Nous ne nous rendons pas toujours compte que tout en aspirant à la paix, nous fabriquons nous-même le conflit en vivant dans le refus, le non à ce qui est, les tensions. On ne peut pas trouver la paix sans faire la paix. C’est évident !

Colette Chabot : Si quelqu’un réussit à trouver le guide ou la personne qui peut l’aider, ça ne veut pas dire, pour vous, qu’il a enfin trouvé et qu’il va s’asseoir sur ses lauriers avec ce guide ?

Mais non, au contraire, le travail que l’on appelle « ascèse » commence alors.

Étymologiquement, ascèse ne signifie pas « vivre sur une planche à clous ». Cela signifie « s’exercer ». Un ascète, c’était quelqu’un qui s’était beaucoup exercé.

Une fois que vous avez trouvé l’enseignant, si je puis dire, le professeur, il va falloir faire les gammes pendant des années et des années. Ah oui !

Colette Chabot : Dans votre livre En relisant les Évangiles, vous dites : « J’ai approché des sages, c’est ce qui m’a sauvé ». Comme les sages ne courent pas les rues, la vérité peut-elle s’imposer à nous d’elle-même ?
La vérité ne cesse pas de s’imposer à nous. La vérité, c’est ce qui est, à tous les niveaux, depuis le niveau de surface jusqu’au niveau le plus profond. Mais nous ne cessons pas en même temps de la refuser cette vérité, dès qu’elle ne nous convient plus. Voilà. On peut prendre appui sur la réalité ou la vérité en donnant à ce mot un sens très simple.

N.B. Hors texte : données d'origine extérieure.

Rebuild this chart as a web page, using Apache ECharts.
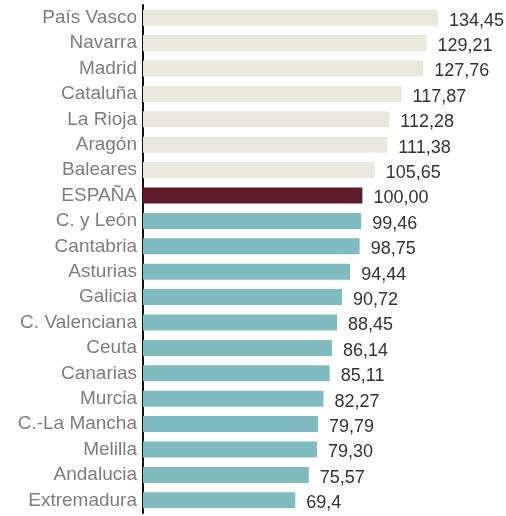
<!DOCTYPE html>
<html><head><meta charset="utf-8">
<script src="https://cdn.jsdelivr.net/npm/echarts@6/dist/echarts.min.js"></script>
<style>html,body{margin:0;padding:0;background:#fff}#c{width:506px;height:516px}</style>
</head><body><div id="c"></div>
<script>
const categories = ["País Vasco","Navarra","Madrid","Cataluña","La Rioja","Aragón","Baleares","ESPAÑA","C. y León","Cantabria","Asturias","Galicia","C. Valenciana","Ceuta","Canarias","Murcia","C.-La Mancha","Melilla","Andalucia","Extremadura"];
const values = [134.45,129.21,127.76,117.87,112.28,111.38,105.65,100.00,99.46,98.75,94.44,90.72,88.45,86.14,85.11,82.27,79.79,79.30,75.57,69.4];
const valueLabels = ["134,45","129,21","127,76","117,87","112,28","111,38","105,65","100,00","99,46","98,75","94,44","90,72","88,45","86,14","85,11","82,27","79,79","79,30","75,57","69,4"];
const refName = "ESPAÑA";

const refVal = values[categories.indexOf(refName)];
function colorFor(i){
  if (categories[i] === refName) return '#5e1b2c';
  return values[i] > refVal ? '#e8e9dc' : '#80bcbf';
}
const chart = echarts.init(document.getElementById('c'), null, {renderer:'canvas'});
chart.setOption({
  animation:false,
  grid:{left:143,top:5,width:351,height:508,containLabel:false},
  xAxis:{type:'value',min:0,max:160,show:false},
  yAxis:{type:'category',data:categories,inverse:true,
    axisLine:{show:true,lineStyle:{color:'#111',width:2}},
    axisTick:{show:false},
    axisLabel:{color:'#7d7d7d',fontSize:19,fontFamily:'Liberation Sans',margin:6}
  },
  series:[{type:'bar',barWidth:16,
    data:values.map((v,i)=>({value:v,itemStyle:{color:colorFor(i)}})),
    label:{show:true,position:'right',distance:11,color:'#333',fontSize:18,fontFamily:'Liberation Sans',
      offset:[0,3],
      formatter:p=>valueLabels[p.dataIndex]}
  }]
});
</script></body></html>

Mon propre gourou m’avait raconté une petite histoire tout à fait éloquente à ce propos. À l’époque de sa propre recherche, comme beaucoup d’Indiens, il courait ici et là à la recherche du Maître, du Sage, de la Vérité. Il rencontra alors un ascète qui vivait sous un arbre. Il demanda à ce yogi : « Qu’est-ce que la vérité ? » et le yogi lui répondit : « La vérité, c’est que je suis assis sous cet arbre et que vous êtes assis en face de moi ». J’ai compris, quand Swâmiji m’a raconté cette histoire, qu’il voulait me dire de bien poser les pieds sur terre dans ma recherche.